#### WORK REQUIRED:
Pick out the lines in the listing below that contain the word "matplotlib" and copy them.

#### COLLECTED DATA:
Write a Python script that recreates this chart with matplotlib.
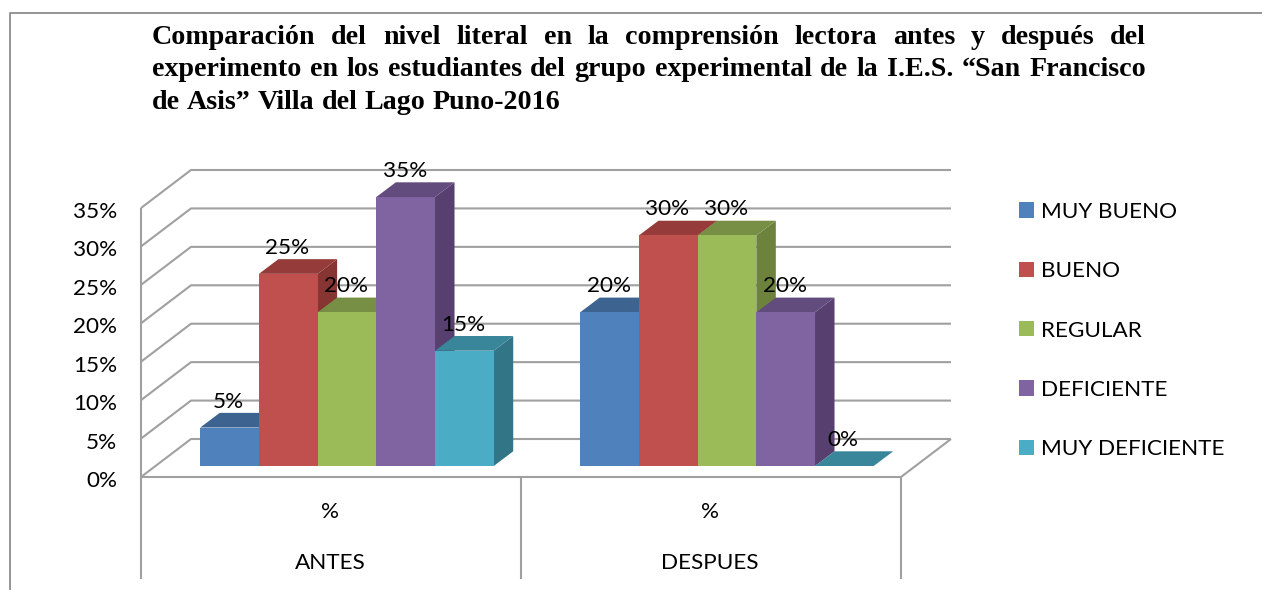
import matplotlib
matplotlib.use("Agg")
import matplotlib.pyplot as plt
from matplotlib.lines import Line2D
from matplotlib.patches import Polygon, Patch
from matplotlib.transforms import blended_transform_factory, Affine2D

W, H = 1262, 590
groups = ["ANTES", "DESPUES"]
measure = ["%", "%"]
series = ["MUY BUENO", "BUENO", "REGULAR", "DEFICIENTE", "MUY DEFICIENTE"]
antes = [5, 25, 20, 35, 15]
despues = [20, 30, 30, 20, 0]
colors = ["#4F81BD", "#C0504D", "#9BBB59", "#8064A2", "#4BACC6"]
tops = ["#3D6391", "#953B39", "#778F44", "#624C7D", "#39859A"]
sides = ["#355780", "#873533", "#6C823D", "#573F6F", "#327587"]
yticks = [0, 5, 10, 15, 20, 25, 30, 35]
title_lines = [
    "Comparación del nivel literal en la comprensión lectora antes y después del",
    "experimento en los estudiantes del grupo experimental de la I.E.S. “San Francisco",
    "de Asis” Villa del Lago Puno-2016",
]

GRID = "#A0A0A0"
FONT = "Lato"
fs = 16.2

fig = plt.figure(figsize=(W / 100, H / 100), dpi=100, facecolor="white")
L, R, B, T = 141, 901, 477, 208
ax = fig.add_axes([L / W, (H - B) / H, (R - L) / W, (B - T) / H])
ax.set_xlim(0, 2)
ax.set_ylim(0, 35)
ax.patch.set_visible(False)
for s in ax.spines.values():
    s.set_visible(False)

px_x = 2 / (R - L)
px_y = 35 / (B - T)

# walls and gridlines
WDX, WDY = 50 * px_x, 38 * px_y
lk = dict(color=GRID, lw=1.5, clip_on=False, zorder=1, solid_capstyle="butt")
for v in yticks:
    ax.plot([0, WDX, 2 + WDX], [v, v + WDY, v + WDY], **lk)
ax.plot([0, 2, 2 + WDX], [0, 0, WDY], **lk)
bt = blended_transform_factory(ax.transData, fig.transFigure)
for xv in [0, 1, 2]:
    ax.plot([xv, xv], [(H - 579) / H, (H - T if xv == 0 else H - B) / H],
            transform=bt, **lk)

# bars
FDX, FDY = 14 * px_x, 11 * px_y
BDX, BDY = 19.5 * px_x, 14.7 * px_y
bw = 58.7 * px_x
start = 0.119
z = 3
for g, vals in enumerate([antes, despues]):
    for i, v in enumerate(vals):
        x0 = g + start + FDX + i * bw
        x1 = x0 + bw
        b0 = FDY
        t0 = b0 + v
        faces = [
            ([(x1, b0), (x1 + BDX, b0 + BDY), (x1 + BDX, t0 + BDY), (x1, t0)], sides[i]),
            ([(x0, t0), (x0 + BDX, t0 + BDY), (x1 + BDX, t0 + BDY), (x1, t0)], tops[i]),
            ([(x0, b0), (x1, b0), (x1, t0), (x0, t0)], colors[i]),
        ]
        for pts, c in faces:
            ax.add_patch(Polygon(pts, closed=True, fc=c, ec="none", clip_on=False, zorder=z))
        z += 1
        ax.annotate(f"{v}%", xy=((x0 + x1) / 2 - 1 * px_x, t0), xytext=(0, 26 * 0.72),
                    textcoords="offset points", ha="center", va="center",
                    fontsize=fs, family=FONT, color="black", zorder=30,
                    annotation_clip=False)

# axis labels
ax.set_yticks(yticks)
ax.set_yticklabels([f"{v}%" for v in yticks], fontsize=fs, family=FONT)
ax.tick_params(axis="y", length=0, pad=17)
for lab in ax.get_yticklabels():
    lab.set_transform(lab.get_transform() + Affine2D().translate(0, -2))
ax.set_xticks([0.5, 1.5])
ax.set_xticklabels(measure, fontsize=fs, family=FONT)
ax.tick_params(axis="x", length=0, pad=18)
for lab in ax.get_xticklabels():
    lab.set_transform(lab.get_transform() + Affine2D().translate(-1, 0))
for i, g in enumerate(groups):
    ax.annotate(g, xy=(i + 0.5, 0), xytext=(-0.7, -86 * 0.72), textcoords="offset points",
                ha="center", va="center", fontsize=fs, family=FONT,
                annotation_clip=False)

# legend
handles = [Patch(fc=c, ec="none", label=s) for c, s in zip(colors, series)]
fig.legend(handles=handles, loc="upper left",
           bbox_to_anchor=(1019 / W, 1 - 202 / H), frameon=False, borderpad=0,
           borderaxespad=0, handlelength=10.8 / fs, handleheight=10.8 / fs,
           handletextpad=5 / fs, labelspacing=1.747,
           prop={"family": FONT, "size": fs})

# outer frame
fig.add_artist(Line2D([9.5 / W, 9.5 / W, 1], [0, 1 - 13 / H, 1 - 13 / H],
                      transform=fig.transFigure, color="#8C8C8C", lw=1.3))

# title, justified between two margins
X0, X1 = 152, 1146
baselines = [44, 76.5, 109]
renderer = fig.canvas.get_renderer()
tk = dict(family="Liberation Serif", fontweight="bold", fontsize=20.2, color="black",
          va="baseline", ha="left", transform=fig.transFigure)
for n, (line, yb) in enumerate(zip(title_lines, baselines)):
    words = line.split(" ")
    arts = [fig.text(X0 / W, 1 - yb / H, w, **tk) for w in words]
    widths = [a.get_window_extent(renderer).width for a in arts]
    if n < 2:
        gap = (X1 - X0 - sum(widths)) / (len(words) - 1)
    else:
        probe = fig.text(0, 0, "a a", **tk)
        pa = fig.text(0, 0, "aa", **tk)
        gap = probe.get_window_extent(renderer).width - pa.get_window_extent(renderer).width
        probe.remove()
        pa.remove()
    x = X0
    for a, w in zip(arts, widths):
        a.set_x(x / W)
        x += w + gap

fig.savefig("out.png", dpi=100, facecolor="white")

#### FINAL ANSWER:
Write a Python script that recreates this chart with matplotlib.
import matplotlib
matplotlib.use("Agg")
import matplotlib.pyplot as plt
from matplotlib.lines import Line2D
from matplotlib.patches import Polygon, Patch
from matplotlib.transforms import blended_transform_factory, Affine2D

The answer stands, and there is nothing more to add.